(The Lion) — Antisemitism is “a daily reality” for Nikolay Remizov, who chose to run for Saint Louis University’s student government president last fall.
“My campaign materials were defaced with antisemitic imagery, horns and tails drawn on my posters,” he said at a Feb. 26 hearing of the Missouri House of Representatives Higher Education and Workforce Development Committee. “I received hateful comments, threats to my life, and relentless pressure simply for being who I am.”
Members of the Jewish community are working to combat such discrimination through legislation like HB 937, which Remizov supported in his testimony to lawmakers.
If the bill passes, the Show-Me State would be required to designate a Title VI coordinator to “monitor, review, and investigate antisemitic discrimination in public K-12 and post-secondary schools,” according to Jewish advocacy group Combat Antisemitism Movement (CAM).

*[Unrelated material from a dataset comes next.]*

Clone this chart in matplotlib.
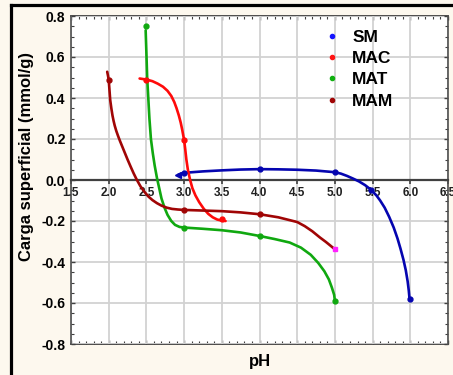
import numpy as np
import matplotlib
matplotlib.use("Agg")
import matplotlib.pyplot as plt
from matplotlib.lines import Line2D
from matplotlib.ticker import MultipleLocator, FormatStrFormatter

plt.rcParams['font.family'] = ['Liberation Sans', 'DejaVu Sans']
plt.rcParams['font.weight'] = 'bold'

# curve traces (pH, carga)
smX = [2.92, 3.0, 3.25, 3.5, 3.75, 4.0, 4.25, 4.5, 4.75, 5.0, 5.08, 5.16, 5.24, 5.32,
       5.4, 5.48, 5.55, 5.6, 5.66, 5.72, 5.78, 5.83, 5.87, 5.91, 5.94, 5.965, 5.98, 5.99]
smY = [0.025, 0.035, 0.042, 0.047, 0.051, 0.053, 0.052, 0.05, 0.046, 0.038, 0.031,
       0.02, 0.007, -0.007, -0.025, -0.048, -0.075, -0.1, -0.135, -0.18, -0.232, -0.285,
       -0.335, -0.39, -0.44, -0.495, -0.54, -0.58]
macX = [2.41, 2.5, 2.58, 2.65, 2.72, 2.78, 2.83, 2.87, 2.9, 2.93, 2.955, 2.975, 2.99,
        3.0, 3.015, 3.03, 3.05, 3.08, 3.11, 3.15, 3.2, 3.26, 3.32, 3.38, 3.44, 3.5, 3.55]
macY = [0.495, 0.49, 0.482, 0.47, 0.455, 0.435, 0.41, 0.38, 0.35, 0.315, 0.28, 0.245,
        0.215, 0.195, 0.15, 0.1, 0.05, 0.0, -0.04, -0.075, -0.108, -0.14, -0.165, -0.182,
        -0.193, -0.198, -0.2]
matX = [2.49, 2.5, 2.51, 2.525, 2.54, 2.56, 2.585, 2.61, 2.64, 2.67, 2.7, 2.74, 2.78,
        2.83, 2.88, 2.94, 3.0, 3.25, 3.5, 3.75, 4.0, 4.2, 4.4, 4.55, 4.68, 4.78, 4.86,
        4.92, 4.96, 4.99, 5.0]
matY = [0.73, 0.62, 0.5, 0.4, 0.3, 0.2, 0.13, 0.07, 0.01, -0.04, -0.09, -0.135, -0.17,
        -0.2, -0.219, -0.229, -0.232, -0.238, -0.245, -0.256, -0.273, -0.288, -0.305,
        -0.33, -0.365, -0.405, -0.445, -0.485, -0.525, -0.56, -0.59]
mamX = [1.98, 1.99, 2.0, 2.01, 2.02, 2.035, 2.05, 2.065, 2.08, 2.1, 2.125, 2.15, 2.18,
        2.21, 2.25, 2.29, 2.33, 2.37, 2.42, 2.47, 2.525, 2.58, 2.64, 2.7, 2.77, 2.84,
        2.92, 3.0, 3.25, 3.5, 3.75, 4.0, 4.25, 4.5, 4.6, 4.7, 4.8, 4.88, 4.94, 4.98, 5.0]
mamY = [0.528, 0.51, 0.49, 0.44, 0.39, 0.35, 0.315, 0.288, 0.265, 0.24, 0.214, 0.19,
        0.163, 0.136, 0.1, 0.066, 0.033, 0.003, -0.03, -0.056, -0.08, -0.098, -0.113,
        -0.125, -0.135, -0.141, -0.144, -0.146, -0.149, -0.152, -0.158, -0.167, -0.182,
        -0.205, -0.225, -0.25, -0.28, -0.302, -0.32, -0.332, -0.338]

# measured points
smPtsX = [3.0, 4.0, 5.0, 5.48, 6.0]
smPtsY = [0.035, 0.053, 0.038, -0.048, -0.58]
macPtsX = [2.5, 3.0, 3.5]
macPtsY = [0.49, 0.195, -0.19]
matPtsX = [2.5, 3.0, 4.0, 5.0]
matPtsY = [0.75, -0.232, -0.273, -0.59]
mamPtsX = [2.0, 3.0, 4.0]
mamPtsY = [0.49, -0.146, -0.167]
mamEndX = [5.0]
mamEndY = [-0.338]

labels = ["SM", "MAC", "MAT", "MAM"]
colors = ["#0505b0", "#ff0a0a", "#10a810", "#a00505"]
legendColors = ["#1515ff", "#ff1515", "#10b010", "#a00505"]

fig = plt.figure(figsize=(4.53, 3.75), dpi=100, facecolor="#fdf8ee")
ax = fig.add_axes([71/453, 1-344/375, 377/453, 328/375])
ax.set_facecolor("white")

series = [(smX, smY, smPtsX, smPtsY), (macX, macY, macPtsX, macPtsY),
          (matX, matY, matPtsX, matPtsY), (mamX, mamY, mamPtsX, mamPtsY)]
for (cx, cy, px, py), c, lc, lab in zip(series, colors, legendColors, labels):
    ax.plot(cx, cy, color=c, lw=1.9, solid_capstyle="round", solid_joinstyle="round",
            zorder=3)
    ax.plot(px, py, "o", color=c, ms=3.5, zorder=4)
    ax.plot([], [], "o", color=lc, ms=3, label=lab)
ax.plot(mamEndX, mamEndY, "s", color="#ff20ff", ms=3.5, zorder=4)
ax.plot([smX[0]], [smY[0]], "<", color=colors[0], ms=4.5, zorder=4)

ax.set_xlim(1.5, 6.5)
ax.set_ylim(-0.8, 0.8)
ax.xaxis.set_major_locator(MultipleLocator(0.5))
ax.xaxis.set_major_formatter(FormatStrFormatter("%.1f"))
ax.yaxis.set_major_locator(MultipleLocator(0.2))
ax.yaxis.set_minor_locator(MultipleLocator(0.05))
ax.yaxis.set_major_formatter(FormatStrFormatter("%.1f"))
ax.grid(True, which="major", color="#d2d2d2", lw=1.3, zorder=0)

# x axis drawn through zero
ax.spines["bottom"].set_position(("data", 0))
ax.spines["bottom"].set_color("#404040")
ax.spines["bottom"].set_linewidth(1.6)
ax.spines["top"].set_visible(False)
for s in ["left", "right"]:
    ax.spines[s].set_color("#505050")
    ax.spines[s].set_linewidth(1.2)
ax.tick_params(axis="x", which="major", direction="out", length=3, width=1.2,
               color="#404040", pad=2, labelsize=8.5, labelcolor="#202020")
ax.tick_params(axis="y", which="both", direction="in", right=True, color="#404040",
               labelsize=10, pad=4)
ax.tick_params(axis="y", which="major", length=3, width=1)
ax.tick_params(axis="y", which="minor", length=2, width=0.8)

# frame lines at top and bottom with minor ticks
for loc in ["top", 0.0]:
    sec = ax.secondary_xaxis(loc)
    sec.xaxis.set_major_locator(MultipleLocator(0.5))
    sec.xaxis.set_minor_locator(MultipleLocator(0.1))
    sec.tick_params(which="both", direction="in", labelbottom=False, labeltop=False,
                    color="#404040")
    sec.tick_params(which="major", length=3, width=1)
    sec.tick_params(which="minor", length=2, width=0.8)
    for s in sec.spines.values():
        s.set_color("#404040")
        s.set_linewidth(1.3)

ax.legend(loc="upper left", bbox_to_anchor=(0.6737, 0.958), frameon=False,
          borderaxespad=0, borderpad=0, handlelength=0.8, handletextpad=0.77,
          labelspacing=0.35,
          prop={"family": ["Liberation Sans Narrow", "Liberation Sans"],
                "size": 12.5, "weight": "bold"})

ax.text(-0.117, 0.572, "Carga superficial (mmol/g)", transform=ax.transAxes,
        rotation=90, ha="center", va="center", fontsize=12, fontweight="bold")
ax.text(0.5, -0.054, "pH", transform=ax.transAxes, ha="center", va="center",
        fontsize=12, fontweight="bold")

fig.add_artist(Line2D([11/453, 11/453], [0, 1-5/375], transform=fig.transFigure,
                      color="black", lw=2.3))
fig.add_artist(Line2D([11/453, 1], [1-5/375, 1-5/375], transform=fig.transFigure,
                      color="black", lw=2.3))

fig.savefig("out.png", dpi=100, facecolor=fig.get_facecolor())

Two Republicans filed the bill: State Rep. George Hruza, the son of a Holocaust survivor, and House Speaker Jon Patterson.

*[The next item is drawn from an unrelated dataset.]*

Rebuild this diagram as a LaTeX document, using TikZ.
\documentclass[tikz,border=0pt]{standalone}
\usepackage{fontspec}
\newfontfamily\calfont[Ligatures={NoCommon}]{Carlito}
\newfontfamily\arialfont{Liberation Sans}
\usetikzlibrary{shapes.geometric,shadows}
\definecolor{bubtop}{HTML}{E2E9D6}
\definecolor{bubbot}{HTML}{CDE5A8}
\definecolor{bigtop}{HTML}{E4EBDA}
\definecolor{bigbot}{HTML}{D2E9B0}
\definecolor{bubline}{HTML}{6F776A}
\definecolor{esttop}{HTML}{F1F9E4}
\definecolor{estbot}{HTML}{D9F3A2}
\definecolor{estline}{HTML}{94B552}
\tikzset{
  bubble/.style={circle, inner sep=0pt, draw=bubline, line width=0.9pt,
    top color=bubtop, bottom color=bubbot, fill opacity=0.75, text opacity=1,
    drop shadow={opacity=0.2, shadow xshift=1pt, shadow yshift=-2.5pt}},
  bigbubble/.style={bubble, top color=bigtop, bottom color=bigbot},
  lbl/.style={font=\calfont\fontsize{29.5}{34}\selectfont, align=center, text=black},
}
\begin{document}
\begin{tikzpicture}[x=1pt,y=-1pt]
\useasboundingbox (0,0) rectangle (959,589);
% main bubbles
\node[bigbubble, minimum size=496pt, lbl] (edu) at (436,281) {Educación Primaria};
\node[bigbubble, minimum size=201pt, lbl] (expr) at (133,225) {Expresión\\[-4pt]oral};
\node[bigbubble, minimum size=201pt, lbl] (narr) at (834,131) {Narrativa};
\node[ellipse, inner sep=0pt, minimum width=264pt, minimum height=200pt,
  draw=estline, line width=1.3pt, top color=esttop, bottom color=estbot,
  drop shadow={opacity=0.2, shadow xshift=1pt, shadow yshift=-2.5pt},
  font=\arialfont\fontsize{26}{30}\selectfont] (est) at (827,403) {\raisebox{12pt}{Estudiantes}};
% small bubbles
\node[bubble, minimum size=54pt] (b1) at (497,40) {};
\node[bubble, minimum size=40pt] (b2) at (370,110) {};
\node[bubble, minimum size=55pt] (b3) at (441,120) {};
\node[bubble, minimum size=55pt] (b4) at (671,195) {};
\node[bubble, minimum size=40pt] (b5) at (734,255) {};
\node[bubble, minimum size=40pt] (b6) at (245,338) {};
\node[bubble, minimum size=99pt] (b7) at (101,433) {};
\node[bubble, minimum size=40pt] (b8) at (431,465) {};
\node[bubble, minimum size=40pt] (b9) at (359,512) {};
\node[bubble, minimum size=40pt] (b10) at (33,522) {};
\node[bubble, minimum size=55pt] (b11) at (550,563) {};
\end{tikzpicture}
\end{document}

“We have to make sure that our Jewish students can feel safe and comfortable going to school, and they can have their education and not worry about what might happen when they go to class,” Hruza said.
‘Driving Jewish life and religious expression underground’
As previously reported by The Lion, the U.S. Department of Education (DOE) is investigating five major universities after civil rights violations following the Oct. 7 Hamas terror attacks.
“Too many universities have tolerated widespread antisemitic harassment and the illegal encampments that paralyzed campus life last year, driving Jewish life and religious expression underground,” said Craig Trainor, DOE’s acting assistant secretary for civil rights. “The Biden administration’s toothless resolution agreements did shamefully little to hold those institutions accountable.”
Incidents like these occurred at educational institutions besides universities. For example, parents in California’s Berkeley Unified School District regularly cited “severe and persistent” bullying and harassment of their children.
“Berkeley administrators have ignored parent reports and knowingly allowed its K-12 schools to become hostile environments for Jewish and Israeli students,” the Louis D. Brandeis Center for Human Rights Under Law wrote in a press release.
“Teachers watched from the sidelines while students shouted vile anti-Semitic chants, such as ‘Kill the Jews,’ ‘F*** the Jews,’ ‘F*** Israel,’ ‘KKK,’ ‘Kill Israel,’ ‘I hate those people,’ and ‘From the River to the Sea, Palestine will be free,’ a chant deemed anti-Semitic for its call for the removal of all Jews from the State of Israel.”
The hostility in higher education toward the Jewish community extends to the Midwest, argued CAM founder Adam Beren, who also spoke before the committee Feb. 26 and detailed antisemitic incidents at multiple Missouri universities.
“While nowhere near the problems we have read about in New York, California, Massachusetts, or Washington, D.C,” he said, “Missouri has unfortunately not been immune to antisemitism.”